28
November
2023
|
11:38 AM
America/New_York

Newly discovered stem cell offers clues to a cancer mystery

The Washington Post reports that scientists have discovered a new type of stem cell in the spine that appears crucial to resolving a long-standing mystery: why far more cancer cells spread to the spine than to other bones in the body. 

When breast, lung and prostate cancers metastasize to multiple bones in the body, three to five times more cancer winds up in the spine than in the lower and upper limbs. Scientists have known of this disparity for decades, but the reason for it has remained unclear. 

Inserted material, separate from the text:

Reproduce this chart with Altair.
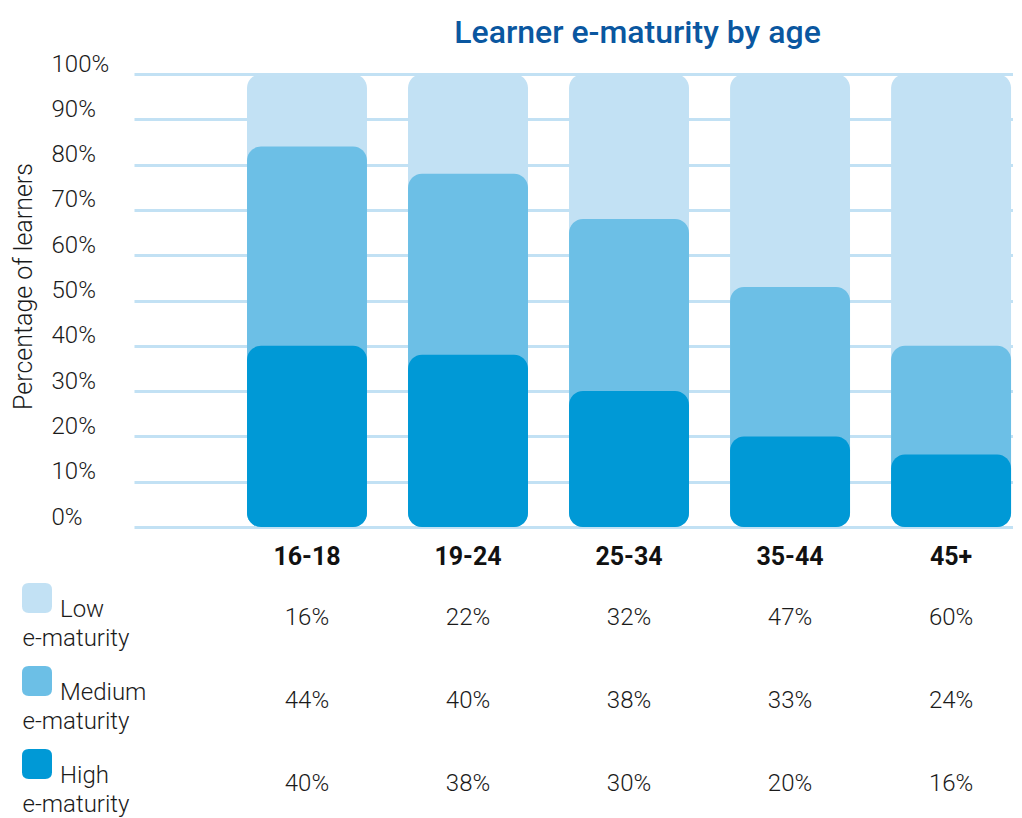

One theory held that differences in blood flow might be the cause. But the new findings suggest an alternative that could have implications for cancer care, spine fusion surgery and osteoporosis, a bone-weakening disease that afflicts about 10 million Americans. 

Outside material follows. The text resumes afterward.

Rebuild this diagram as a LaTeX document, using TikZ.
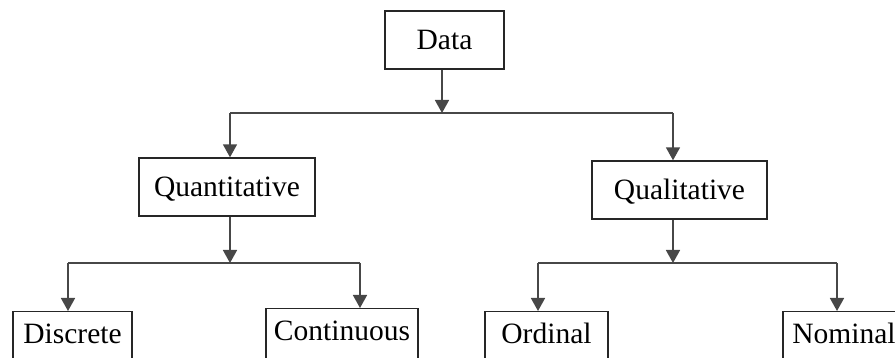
\documentclass[tikz,border=0pt]{standalone}
\usepackage{fontspec}
\setmainfont{Liberation Serif}
\usetikzlibrary{arrows.meta}
\tikzset{
  box/.style={draw=black!85, line width=1.4pt, inner sep=0pt, minimum height=58pt,
    font=\fontsize{29.5}{34}\selectfont, text height=20pt, text depth=0pt},
  lowbox/.style={box, anchor=north, text depth=14pt},
  con/.style={draw=black!72, line width=1.6pt},
  arr/.style={con, -{Triangle[width=14pt,length=13pt]}}
}
\begin{document}
\begin{tikzpicture}[x=1pt,y=-1pt]
\useasboundingbox (0,0) rectangle (895,358);
\clip (0,0) rectangle (895,358);
\node[box, minimum width=119pt] (data) at (444.5,40) {Data};
\node[box, minimum width=176pt] (quant) at (227,187) {Quantitative};
\node[box, minimum width=175pt] (qual) at (679.5,190) {Qualitative};
\node[lowbox, minimum width=119pt] (disc) at (72.5,311) {Discrete};
\node[lowbox, minimum width=152pt] (cont) at (342,308) {Continuous};
\node[lowbox, minimum width=123pt] (ord) at (546.5,311) {Ordinal};
\node[lowbox, minimum width=122pt] (nom) at (844,311) {Nominal};
\coordinate (j1) at (442,113);
\coordinate (a1) at (230,113);
\coordinate (b1) at (673,113);
\coordinate (j2) at (230,263);
\coordinate (c1) at (68,263);
\coordinate (c2) at (360,263);
\coordinate (j3) at (673,263);
\coordinate (d1) at (538,263);
\coordinate (d2) at (837,263);
\draw[con] (a1) -- (b1);
\draw[arr] (data.south -| j1) -- (j1);
\draw[arr] (a1) -- (a1 |- quant.north);
\draw[arr] (b1) -- (b1 |- qual.north);
\draw[con] (c1) -- (c2);
\draw[arr] (quant.south -| j2) -- (j2);
\draw[arr] (c1) -- (c1 |- disc.north);
\draw[arr] (c2) -- (c2 |- cont.north);
\draw[con] (d1) -- (d2);
\draw[arr] (qual.south -| j3) -- (j3);
\draw[arr] (d1) -- (d1 |- ord.north);
\draw[arr] (d2) -- (d2 |- nom.north);
\end{tikzpicture}
\end{document}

In the journal Nature, researchers from Weill Cornell Medicine and HSS report the discovery of what they have called vertebral skeletal stem cells in the spine. These cells make a protein that acts as a “come here” signal to tumor cells, a finding that raises new treatment possibilities. 

“We predict this discovery will lead to the targeting of these cells to disrupt the function and ultimately reduce the spread of cancer to the spine,” said Matthew B. Greenblatt, one of the study’s authors and a pathologist at Weill Cornell Medicine. In work spanning five years, scientists found the cells first in mice, then in humans. The cells, which are responsible for bone formation in the vertebrae, appear as the bone hardens.

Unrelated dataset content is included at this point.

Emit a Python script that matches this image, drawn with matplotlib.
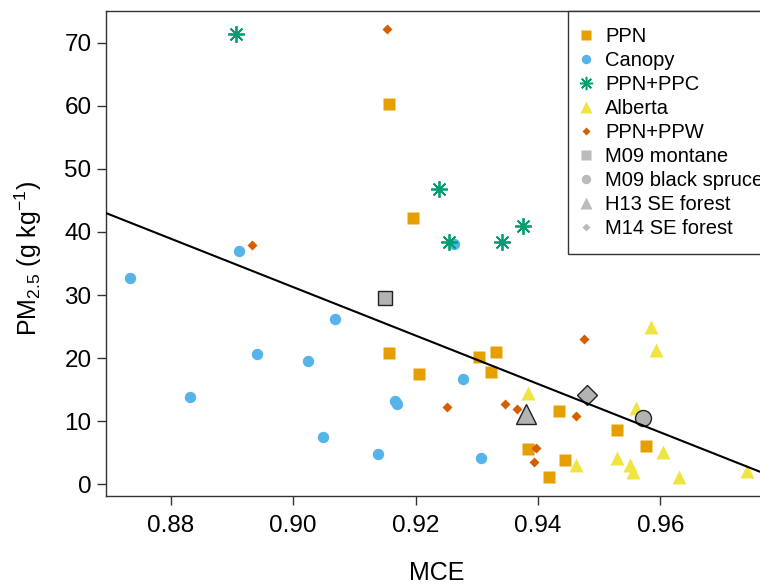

Dr. Greenblatt and his co-author on the Nature paper, Sravisht Iyer, MD,  spine surgeon at HSS, are investigating the role the new stem cell plays in responding to spine fusion surgery. They want to determine whether an implant of the new stem cell at the time of surgery can improve fusion. The two scientists also suspect there may be a second type of vertebral skeletal stem cell. When they blocked the ability of the new stem cell to form bone, they still found small amounts of bone in some regions of the spine, raising the question of whether a second stem cell type might be responsible.